* [Data shown]

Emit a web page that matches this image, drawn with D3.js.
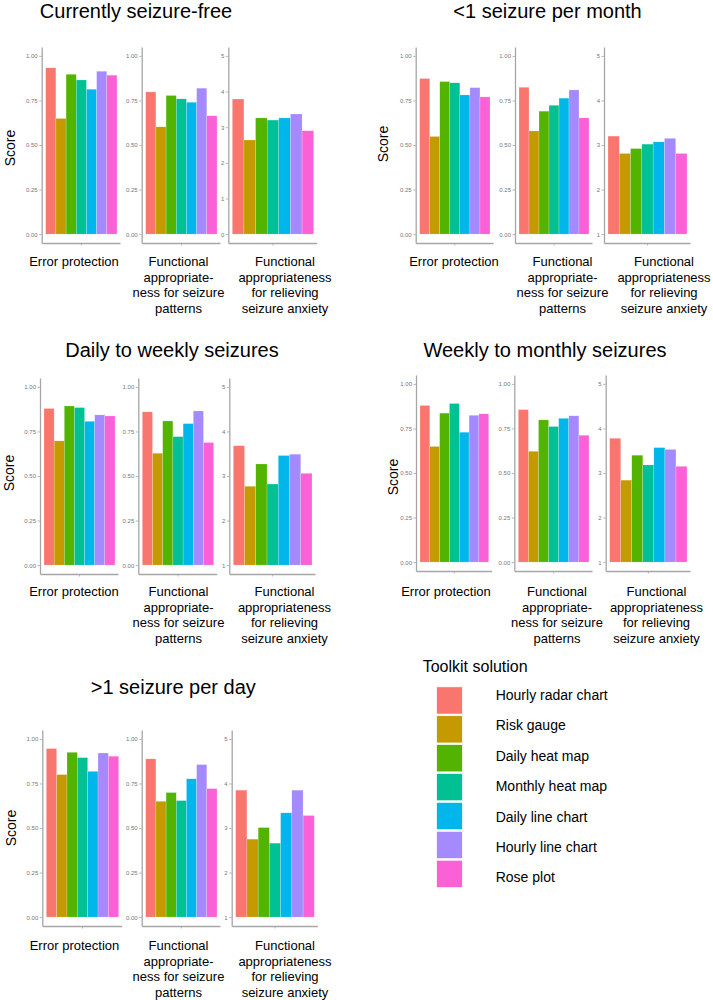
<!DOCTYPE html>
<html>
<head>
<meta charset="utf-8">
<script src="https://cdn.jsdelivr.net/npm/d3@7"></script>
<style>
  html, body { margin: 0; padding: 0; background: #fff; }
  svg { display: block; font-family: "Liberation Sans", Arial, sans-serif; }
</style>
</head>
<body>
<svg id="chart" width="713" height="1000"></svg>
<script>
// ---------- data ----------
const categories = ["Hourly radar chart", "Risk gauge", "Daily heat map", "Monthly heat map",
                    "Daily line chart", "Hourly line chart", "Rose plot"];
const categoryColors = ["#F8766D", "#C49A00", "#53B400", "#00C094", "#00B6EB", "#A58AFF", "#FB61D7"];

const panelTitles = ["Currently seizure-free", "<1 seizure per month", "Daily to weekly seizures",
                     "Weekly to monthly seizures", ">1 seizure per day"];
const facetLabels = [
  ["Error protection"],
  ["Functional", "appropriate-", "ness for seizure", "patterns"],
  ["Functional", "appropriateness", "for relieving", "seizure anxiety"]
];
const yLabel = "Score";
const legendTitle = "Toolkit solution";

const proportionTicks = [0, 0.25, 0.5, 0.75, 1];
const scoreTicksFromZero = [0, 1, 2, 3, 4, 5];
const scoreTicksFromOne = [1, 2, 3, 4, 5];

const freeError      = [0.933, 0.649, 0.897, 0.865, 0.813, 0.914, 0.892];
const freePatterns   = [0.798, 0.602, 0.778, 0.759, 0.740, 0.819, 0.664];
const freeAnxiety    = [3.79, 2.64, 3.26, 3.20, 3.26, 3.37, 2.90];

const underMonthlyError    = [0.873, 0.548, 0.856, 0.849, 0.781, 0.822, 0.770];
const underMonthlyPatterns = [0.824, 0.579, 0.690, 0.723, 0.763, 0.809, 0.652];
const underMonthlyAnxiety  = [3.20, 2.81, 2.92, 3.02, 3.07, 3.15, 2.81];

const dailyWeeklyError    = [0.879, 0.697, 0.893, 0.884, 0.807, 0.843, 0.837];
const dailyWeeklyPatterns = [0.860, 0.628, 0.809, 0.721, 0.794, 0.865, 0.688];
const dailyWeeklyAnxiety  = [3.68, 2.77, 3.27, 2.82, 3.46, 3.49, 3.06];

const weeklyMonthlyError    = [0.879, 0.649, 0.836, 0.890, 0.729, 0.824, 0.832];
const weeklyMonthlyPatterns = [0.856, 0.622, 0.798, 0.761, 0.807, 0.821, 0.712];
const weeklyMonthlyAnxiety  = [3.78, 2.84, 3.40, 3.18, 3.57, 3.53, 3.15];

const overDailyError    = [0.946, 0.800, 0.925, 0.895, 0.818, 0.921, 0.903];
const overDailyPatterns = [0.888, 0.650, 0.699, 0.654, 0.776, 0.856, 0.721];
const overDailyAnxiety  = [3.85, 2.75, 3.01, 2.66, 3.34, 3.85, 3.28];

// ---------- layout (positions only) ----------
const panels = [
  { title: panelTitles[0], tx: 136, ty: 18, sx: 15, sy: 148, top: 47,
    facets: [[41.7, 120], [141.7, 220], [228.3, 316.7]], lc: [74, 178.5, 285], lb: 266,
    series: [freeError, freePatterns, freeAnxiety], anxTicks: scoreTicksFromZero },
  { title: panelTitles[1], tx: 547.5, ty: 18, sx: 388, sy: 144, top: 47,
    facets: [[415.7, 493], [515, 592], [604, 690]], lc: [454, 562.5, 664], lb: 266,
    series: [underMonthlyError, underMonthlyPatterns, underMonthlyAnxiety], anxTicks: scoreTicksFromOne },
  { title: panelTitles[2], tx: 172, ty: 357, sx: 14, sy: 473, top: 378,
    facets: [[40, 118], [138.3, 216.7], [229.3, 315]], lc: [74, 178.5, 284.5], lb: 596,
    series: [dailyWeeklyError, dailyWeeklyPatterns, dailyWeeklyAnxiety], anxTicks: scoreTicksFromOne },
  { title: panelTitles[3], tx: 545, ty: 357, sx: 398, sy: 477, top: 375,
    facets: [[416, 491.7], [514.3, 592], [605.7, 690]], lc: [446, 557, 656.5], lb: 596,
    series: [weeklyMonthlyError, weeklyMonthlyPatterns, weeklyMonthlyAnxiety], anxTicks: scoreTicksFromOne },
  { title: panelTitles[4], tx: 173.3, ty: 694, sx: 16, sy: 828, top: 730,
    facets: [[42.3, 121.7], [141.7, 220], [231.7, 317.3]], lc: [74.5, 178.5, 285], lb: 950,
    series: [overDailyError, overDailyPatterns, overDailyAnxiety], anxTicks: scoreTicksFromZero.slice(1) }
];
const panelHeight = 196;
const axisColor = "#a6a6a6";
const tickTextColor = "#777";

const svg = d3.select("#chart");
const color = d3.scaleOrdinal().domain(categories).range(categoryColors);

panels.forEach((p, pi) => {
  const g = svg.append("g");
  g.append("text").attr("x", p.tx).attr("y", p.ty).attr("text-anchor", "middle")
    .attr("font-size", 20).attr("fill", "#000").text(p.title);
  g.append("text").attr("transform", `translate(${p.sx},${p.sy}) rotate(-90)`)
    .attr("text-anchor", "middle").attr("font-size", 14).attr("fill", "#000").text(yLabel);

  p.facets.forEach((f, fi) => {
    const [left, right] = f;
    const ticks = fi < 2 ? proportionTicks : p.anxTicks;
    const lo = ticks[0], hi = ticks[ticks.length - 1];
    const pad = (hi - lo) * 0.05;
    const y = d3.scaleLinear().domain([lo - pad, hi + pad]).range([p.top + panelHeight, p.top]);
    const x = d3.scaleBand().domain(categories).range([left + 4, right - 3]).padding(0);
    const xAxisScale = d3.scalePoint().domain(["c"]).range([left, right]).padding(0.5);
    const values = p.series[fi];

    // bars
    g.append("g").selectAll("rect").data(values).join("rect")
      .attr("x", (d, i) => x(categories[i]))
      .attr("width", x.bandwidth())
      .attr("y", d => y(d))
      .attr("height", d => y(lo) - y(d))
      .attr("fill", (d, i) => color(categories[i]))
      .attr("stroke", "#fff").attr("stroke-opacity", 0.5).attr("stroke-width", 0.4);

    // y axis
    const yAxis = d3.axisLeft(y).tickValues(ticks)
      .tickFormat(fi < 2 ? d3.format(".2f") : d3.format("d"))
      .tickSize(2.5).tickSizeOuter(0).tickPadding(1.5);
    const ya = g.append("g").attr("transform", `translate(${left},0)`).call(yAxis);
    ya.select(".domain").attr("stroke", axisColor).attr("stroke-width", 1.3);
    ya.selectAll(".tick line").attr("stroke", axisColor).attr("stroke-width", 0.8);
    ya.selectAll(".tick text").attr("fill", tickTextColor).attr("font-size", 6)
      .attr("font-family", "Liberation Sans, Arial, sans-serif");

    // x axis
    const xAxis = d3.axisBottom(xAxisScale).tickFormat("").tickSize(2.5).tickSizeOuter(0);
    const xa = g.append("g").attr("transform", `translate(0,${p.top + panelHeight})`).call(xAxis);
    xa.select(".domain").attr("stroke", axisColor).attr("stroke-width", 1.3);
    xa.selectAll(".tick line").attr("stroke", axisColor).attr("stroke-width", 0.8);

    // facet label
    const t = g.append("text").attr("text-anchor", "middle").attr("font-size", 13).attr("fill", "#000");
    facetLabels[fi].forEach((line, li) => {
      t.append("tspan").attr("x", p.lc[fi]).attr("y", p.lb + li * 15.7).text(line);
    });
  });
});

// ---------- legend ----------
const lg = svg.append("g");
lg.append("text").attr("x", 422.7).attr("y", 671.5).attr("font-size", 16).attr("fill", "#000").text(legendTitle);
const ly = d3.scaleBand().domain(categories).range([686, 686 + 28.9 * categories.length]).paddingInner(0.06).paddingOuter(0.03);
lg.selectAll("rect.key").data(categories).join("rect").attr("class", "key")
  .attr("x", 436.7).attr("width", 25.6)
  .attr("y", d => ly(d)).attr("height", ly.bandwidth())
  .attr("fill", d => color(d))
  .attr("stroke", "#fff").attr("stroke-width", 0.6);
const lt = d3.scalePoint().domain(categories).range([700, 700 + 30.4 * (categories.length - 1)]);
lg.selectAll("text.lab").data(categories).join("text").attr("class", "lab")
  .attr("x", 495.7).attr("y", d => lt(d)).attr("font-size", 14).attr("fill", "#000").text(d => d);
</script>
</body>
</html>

* [Task requirements] The lines from the start of the data through the line that contains "3.46, 3.49, 3.06];" are to be returned exactly, please, with both ends included and every picture left out.

* [Solution to this task]
Emit a web page that matches this image, drawn with D3.js.
<!DOCTYPE html>
<html>
<head>
<meta charset="utf-8">
<script src="https://cdn.jsdelivr.net/npm/d3@7"></script>
<style>
  html, body { margin: 0; padding: 0; background: #fff; }
  svg { display: block; font-family: "Liberation Sans", Arial, sans-serif; }
</style>
</head>
<body>
<svg id="chart" width="713" height="1000"></svg>
<script>
// ---------- data ----------
const categories = ["Hourly radar chart", "Risk gauge", "Daily heat map", "Monthly heat map",
                    "Daily line chart", "Hourly line chart", "Rose plot"];
const categoryColors = ["#F8766D", "#C49A00", "#53B400", "#00C094", "#00B6EB", "#A58AFF", "#FB61D7"];

const panelTitles = ["Currently seizure-free", "<1 seizure per month", "Daily to weekly seizures",
                     "Weekly to monthly seizures", ">1 seizure per day"];
const facetLabels = [
  ["Error protection"],
  ["Functional", "appropriate-", "ness for seizure", "patterns"],
  ["Functional", "appropriateness", "for relieving", "seizure anxiety"]
];
const yLabel = "Score";
const legendTitle = "Toolkit solution";

const proportionTicks = [0, 0.25, 0.5, 0.75, 1];
const scoreTicksFromZero = [0, 1, 2, 3, 4, 5];
const scoreTicksFromOne = [1, 2, 3, 4, 5];

const freeError      = [0.933, 0.649, 0.897, 0.865, 0.813, 0.914, 0.892];
const freePatterns   = [0.798, 0.602, 0.778, 0.759, 0.740, 0.819, 0.664];
const freeAnxiety    = [3.79, 2.64, 3.26, 3.20, 3.26, 3.37, 2.90];

const underMonthlyError    = [0.873, 0.548, 0.856, 0.849, 0.781, 0.822, 0.770];
const underMonthlyPatterns = [0.824, 0.579, 0.690, 0.723, 0.763, 0.809, 0.652];
const underMonthlyAnxiety  = [3.20, 2.81, 2.92, 3.02, 3.07, 3.15, 2.81];

const dailyWeeklyError    = [0.879, 0.697, 0.893, 0.884, 0.807, 0.843, 0.837];
const dailyWeeklyPatterns = [0.860, 0.628, 0.809, 0.721, 0.794, 0.865, 0.688];
const dailyWeeklyAnxiety  = [3.68, 2.77, 3.27, 2.82, 3.46, 3.49, 3.06];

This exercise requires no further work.